Work to do
Every entry below must be repeated exactly; skip the pictures.

(Entries with chart source code)
<<<<

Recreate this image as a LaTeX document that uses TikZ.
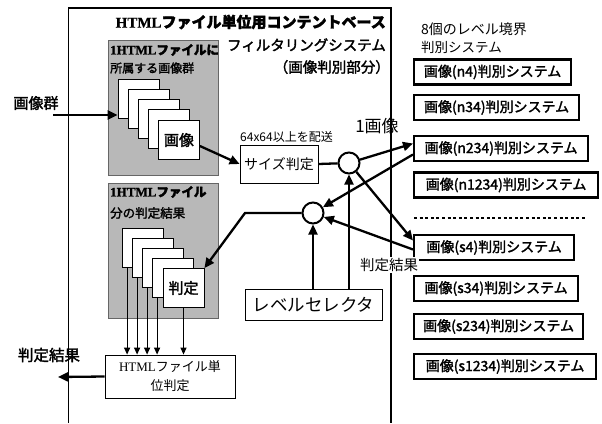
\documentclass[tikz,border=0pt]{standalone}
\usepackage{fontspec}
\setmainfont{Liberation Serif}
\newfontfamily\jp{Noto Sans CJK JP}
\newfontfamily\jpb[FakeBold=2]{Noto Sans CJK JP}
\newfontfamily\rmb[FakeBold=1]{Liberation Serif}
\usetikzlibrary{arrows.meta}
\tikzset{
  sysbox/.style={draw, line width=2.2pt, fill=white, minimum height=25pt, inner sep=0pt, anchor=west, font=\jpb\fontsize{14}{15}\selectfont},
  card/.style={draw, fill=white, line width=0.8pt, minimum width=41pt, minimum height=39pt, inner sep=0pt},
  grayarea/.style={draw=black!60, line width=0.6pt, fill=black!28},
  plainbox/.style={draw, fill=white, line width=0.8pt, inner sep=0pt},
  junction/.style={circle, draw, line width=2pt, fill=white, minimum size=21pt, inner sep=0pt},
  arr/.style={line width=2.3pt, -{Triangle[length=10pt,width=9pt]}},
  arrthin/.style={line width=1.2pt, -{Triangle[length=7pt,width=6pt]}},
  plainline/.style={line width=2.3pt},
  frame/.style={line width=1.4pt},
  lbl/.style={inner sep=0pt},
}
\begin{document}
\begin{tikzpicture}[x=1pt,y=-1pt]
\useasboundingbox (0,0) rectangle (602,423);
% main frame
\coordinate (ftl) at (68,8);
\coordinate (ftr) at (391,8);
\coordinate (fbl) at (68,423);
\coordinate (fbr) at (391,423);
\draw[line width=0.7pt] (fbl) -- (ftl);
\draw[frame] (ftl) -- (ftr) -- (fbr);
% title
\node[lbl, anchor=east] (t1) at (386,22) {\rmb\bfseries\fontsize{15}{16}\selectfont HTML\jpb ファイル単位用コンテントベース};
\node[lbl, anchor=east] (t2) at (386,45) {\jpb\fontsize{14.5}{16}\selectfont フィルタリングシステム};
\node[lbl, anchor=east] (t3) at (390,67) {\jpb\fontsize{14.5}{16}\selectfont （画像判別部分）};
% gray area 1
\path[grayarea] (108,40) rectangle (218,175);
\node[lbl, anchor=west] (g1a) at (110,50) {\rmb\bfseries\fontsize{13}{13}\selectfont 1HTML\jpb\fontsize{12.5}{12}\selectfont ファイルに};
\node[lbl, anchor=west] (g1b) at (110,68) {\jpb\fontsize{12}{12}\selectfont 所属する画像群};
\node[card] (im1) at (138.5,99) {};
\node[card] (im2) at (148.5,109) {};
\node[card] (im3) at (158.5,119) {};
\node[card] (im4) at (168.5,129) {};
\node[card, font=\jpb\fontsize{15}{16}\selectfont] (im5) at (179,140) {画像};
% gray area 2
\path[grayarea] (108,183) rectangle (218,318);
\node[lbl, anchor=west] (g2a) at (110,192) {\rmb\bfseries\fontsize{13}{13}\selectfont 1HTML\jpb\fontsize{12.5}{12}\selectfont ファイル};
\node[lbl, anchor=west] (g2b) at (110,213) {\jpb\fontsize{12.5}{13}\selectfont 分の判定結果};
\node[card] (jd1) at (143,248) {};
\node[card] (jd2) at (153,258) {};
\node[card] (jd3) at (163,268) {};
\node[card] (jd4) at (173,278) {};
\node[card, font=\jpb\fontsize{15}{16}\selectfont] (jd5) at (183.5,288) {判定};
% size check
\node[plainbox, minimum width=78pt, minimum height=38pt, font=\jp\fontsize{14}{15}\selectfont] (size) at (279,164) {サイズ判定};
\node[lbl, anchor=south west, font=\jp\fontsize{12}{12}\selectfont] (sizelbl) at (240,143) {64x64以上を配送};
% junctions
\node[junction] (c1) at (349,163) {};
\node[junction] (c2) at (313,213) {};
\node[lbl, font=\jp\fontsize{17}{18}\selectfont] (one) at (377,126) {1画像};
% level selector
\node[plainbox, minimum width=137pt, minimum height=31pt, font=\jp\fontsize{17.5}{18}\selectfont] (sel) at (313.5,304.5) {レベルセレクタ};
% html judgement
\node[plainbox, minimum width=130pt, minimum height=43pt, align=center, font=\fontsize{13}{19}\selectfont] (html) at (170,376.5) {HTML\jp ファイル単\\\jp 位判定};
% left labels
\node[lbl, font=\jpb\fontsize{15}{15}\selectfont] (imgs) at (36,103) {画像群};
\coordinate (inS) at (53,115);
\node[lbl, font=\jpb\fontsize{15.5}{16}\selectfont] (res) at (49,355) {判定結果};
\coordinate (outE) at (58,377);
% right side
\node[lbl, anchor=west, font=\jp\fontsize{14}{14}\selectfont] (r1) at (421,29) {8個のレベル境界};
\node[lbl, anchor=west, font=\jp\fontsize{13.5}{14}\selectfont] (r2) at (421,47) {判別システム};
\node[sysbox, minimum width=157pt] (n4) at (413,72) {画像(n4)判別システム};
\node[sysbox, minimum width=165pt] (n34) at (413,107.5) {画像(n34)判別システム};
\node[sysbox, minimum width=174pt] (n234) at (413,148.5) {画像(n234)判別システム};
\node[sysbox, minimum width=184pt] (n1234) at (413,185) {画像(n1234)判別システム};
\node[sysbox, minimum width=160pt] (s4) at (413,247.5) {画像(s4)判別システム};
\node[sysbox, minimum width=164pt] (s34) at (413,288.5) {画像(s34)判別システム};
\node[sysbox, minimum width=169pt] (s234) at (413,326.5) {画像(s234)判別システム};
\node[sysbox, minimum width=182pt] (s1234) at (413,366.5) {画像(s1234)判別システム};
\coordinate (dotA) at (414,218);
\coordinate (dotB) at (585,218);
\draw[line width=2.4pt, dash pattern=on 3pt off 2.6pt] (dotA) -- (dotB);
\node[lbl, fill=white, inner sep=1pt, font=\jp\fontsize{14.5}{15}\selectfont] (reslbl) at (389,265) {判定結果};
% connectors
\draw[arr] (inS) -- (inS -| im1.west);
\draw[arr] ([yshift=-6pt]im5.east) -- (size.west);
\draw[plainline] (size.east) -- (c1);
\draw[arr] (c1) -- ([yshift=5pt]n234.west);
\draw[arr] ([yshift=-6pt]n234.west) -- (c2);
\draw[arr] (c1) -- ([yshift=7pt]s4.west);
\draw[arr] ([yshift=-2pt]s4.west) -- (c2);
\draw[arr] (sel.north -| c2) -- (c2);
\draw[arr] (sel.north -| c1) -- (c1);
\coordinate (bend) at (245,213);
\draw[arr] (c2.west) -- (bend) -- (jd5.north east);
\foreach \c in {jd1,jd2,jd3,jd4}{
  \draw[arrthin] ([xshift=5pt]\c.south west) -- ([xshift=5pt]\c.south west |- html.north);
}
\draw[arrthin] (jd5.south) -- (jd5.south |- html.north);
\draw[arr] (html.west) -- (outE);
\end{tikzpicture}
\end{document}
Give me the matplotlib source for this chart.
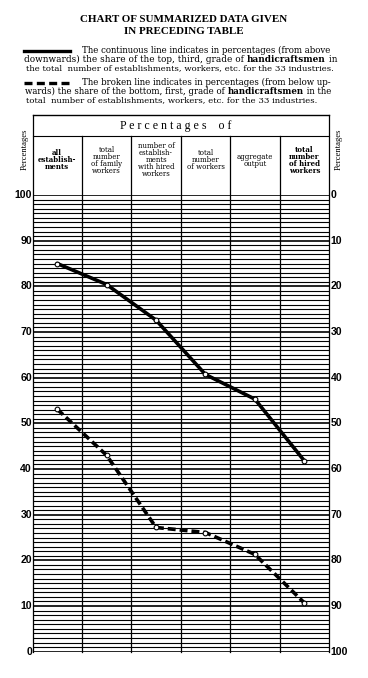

>>>>

Written answer
Recreate this image as a LaTeX document that uses TikZ.
\documentclass[tikz,border=0pt]{standalone}
\usepackage{fontspec}
\setmainfont{Liberation Serif}
\newfontfamily\jp{Noto Sans CJK JP}
\newfontfamily\jpb[FakeBold=2]{Noto Sans CJK JP}
\newfontfamily\rmb[FakeBold=1]{Liberation Serif}
\usetikzlibrary{arrows.meta}
\tikzset{
  sysbox/.style={draw, line width=2.2pt, fill=white, minimum height=25pt, inner sep=0pt, anchor=west, font=\jpb\fontsize{14}{15}\selectfont},
  card/.style={draw, fill=white, line width=0.8pt, minimum width=41pt, minimum height=39pt, inner sep=0pt},
  grayarea/.style={draw=black!60, line width=0.6pt, fill=black!28},
  plainbox/.style={draw, fill=white, line width=0.8pt, inner sep=0pt},
  junction/.style={circle, draw, line width=2pt, fill=white, minimum size=21pt, inner sep=0pt},
  arr/.style={line width=2.3pt, -{Triangle[length=10pt,width=9pt]}},
  arrthin/.style={line width=1.2pt, -{Triangle[length=7pt,width=6pt]}},
  plainline/.style={line width=2.3pt},
  frame/.style={line width=1.4pt},
  lbl/.style={inner sep=0pt},
}
\begin{document}
\begin{tikzpicture}[x=1pt,y=-1pt]
\useasboundingbox (0,0) rectangle (602,423);
% main frame
\coordinate (ftl) at (68,8);
\coordinate (ftr) at (391,8);
\coordinate (fbl) at (68,423);
\coordinate (fbr) at (391,423);
\draw[line width=0.7pt] (fbl) -- (ftl);
\draw[frame] (ftl) -- (ftr) -- (fbr);
% title
\node[lbl, anchor=east] (t1) at (386,22) {\rmb\bfseries\fontsize{15}{16}\selectfont HTML\jpb ファイル単位用コンテントベース};
\node[lbl, anchor=east] (t2) at (386,45) {\jpb\fontsize{14.5}{16}\selectfont フィルタリングシステム};
\node[lbl, anchor=east] (t3) at (390,67) {\jpb\fontsize{14.5}{16}\selectfont （画像判別部分）};
% gray area 1
\path[grayarea] (108,40) rectangle (218,175);
\node[lbl, anchor=west] (g1a) at (110,50) {\rmb\bfseries\fontsize{13}{13}\selectfont 1HTML\jpb\fontsize{12.5}{12}\selectfont ファイルに};
\node[lbl, anchor=west] (g1b) at (110,68) {\jpb\fontsize{12}{12}\selectfont 所属する画像群};
\node[card] (im1) at (138.5,99) {};
\node[card] (im2) at (148.5,109) {};
\node[card] (im3) at (158.5,119) {};
\node[card] (im4) at (168.5,129) {};
\node[card, font=\jpb\fontsize{15}{16}\selectfont] (im5) at (179,140) {画像};
% gray area 2
\path[grayarea] (108,183) rectangle (218,318);
\node[lbl, anchor=west] (g2a) at (110,192) {\rmb\bfseries\fontsize{13}{13}\selectfont 1HTML\jpb\fontsize{12.5}{12}\selectfont ファイル};
\node[lbl, anchor=west] (g2b) at (110,213) {\jpb\fontsize{12.5}{13}\selectfont 分の判定結果};
\node[card] (jd1) at (143,248) {};
\node[card] (jd2) at (153,258) {};
\node[card] (jd3) at (163,268) {};
\node[card] (jd4) at (173,278) {};
\node[card, font=\jpb\fontsize{15}{16}\selectfont] (jd5) at (183.5,288) {判定};
% size check
\node[plainbox, minimum width=78pt, minimum height=38pt, font=\jp\fontsize{14}{15}\selectfont] (size) at (279,164) {サイズ判定};
\node[lbl, anchor=south west, font=\jp\fontsize{12}{12}\selectfont] (sizelbl) at (240,143) {64x64以上を配送};
% junctions
\node[junction] (c1) at (349,163) {};
\node[junction] (c2) at (313,213) {};
\node[lbl, font=\jp\fontsize{17}{18}\selectfont] (one) at (377,126) {1画像};
% level selector
\node[plainbox, minimum width=137pt, minimum height=31pt, font=\jp\fontsize{17.5}{18}\selectfont] (sel) at (313.5,304.5) {レベルセレクタ};
% html judgement
\node[plainbox, minimum width=130pt, minimum height=43pt, align=center, font=\fontsize{13}{19}\selectfont] (html) at (170,376.5) {HTML\jp ファイル単\\\jp 位判定};
% left labels
\node[lbl, font=\jpb\fontsize{15}{15}\selectfont] (imgs) at (36,103) {画像群};
\coordinate (inS) at (53,115);
\node[lbl, font=\jpb\fontsize{15.5}{16}\selectfont] (res) at (49,355) {判定結果};
\coordinate (outE) at (58,377);
% right side
\node[lbl, anchor=west, font=\jp\fontsize{14}{14}\selectfont] (r1) at (421,29) {8個のレベル境界};
\node[lbl, anchor=west, font=\jp\fontsize{13.5}{14}\selectfont] (r2) at (421,47) {判別システム};
\node[sysbox, minimum width=157pt] (n4) at (413,72) {画像(n4)判別システム};
\node[sysbox, minimum width=165pt] (n34) at (413,107.5) {画像(n34)判別システム};
\node[sysbox, minimum width=174pt] (n234) at (413,148.5) {画像(n234)判別システム};
\node[sysbox, minimum width=184pt] (n1234) at (413,185) {画像(n1234)判別システム};
\node[sysbox, minimum width=160pt] (s4) at (413,247.5) {画像(s4)判別システム};
\node[sysbox, minimum width=164pt] (s34) at (413,288.5) {画像(s34)判別システム};
\node[sysbox, minimum width=169pt] (s234) at (413,326.5) {画像(s234)判別システム};
\node[sysbox, minimum width=182pt] (s1234) at (413,366.5) {画像(s1234)判別システム};
\coordinate (dotA) at (414,218);
\coordinate (dotB) at (585,218);
\draw[line width=2.4pt, dash pattern=on 3pt off 2.6pt] (dotA) -- (dotB);
\node[lbl, fill=white, inner sep=1pt, font=\jp\fontsize{14.5}{15}\selectfont] (reslbl) at (389,265) {判定結果};
% connectors
\draw[arr] (inS) -- (inS -| im1.west);
\draw[arr] ([yshift=-6pt]im5.east) -- (size.west);
\draw[plainline] (size.east) -- (c1);
\draw[arr] (c1) -- ([yshift=5pt]n234.west);
\draw[arr] ([yshift=-6pt]n234.west) -- (c2);
\draw[arr] (c1) -- ([yshift=7pt]s4.west);
\draw[arr] ([yshift=-2pt]s4.west) -- (c2);
\draw[arr] (sel.north -| c2) -- (c2);
\draw[arr] (sel.north -| c1) -- (c1);
\coordinate (bend) at (245,213);
\draw[arr] (c2.west) -- (bend) -- (jd5.north east);
\foreach \c in {jd1,jd2,jd3,jd4}{
  \draw[arrthin] ([xshift=5pt]\c.south west) -- ([xshift=5pt]\c.south west |- html.north);
}
\draw[arrthin] (jd5.south) -- (jd5.south |- html.north);
\draw[arr] (html.west) -- (outE);
\end{tikzpicture}
\end{document}
Give me the matplotlib source for this chart.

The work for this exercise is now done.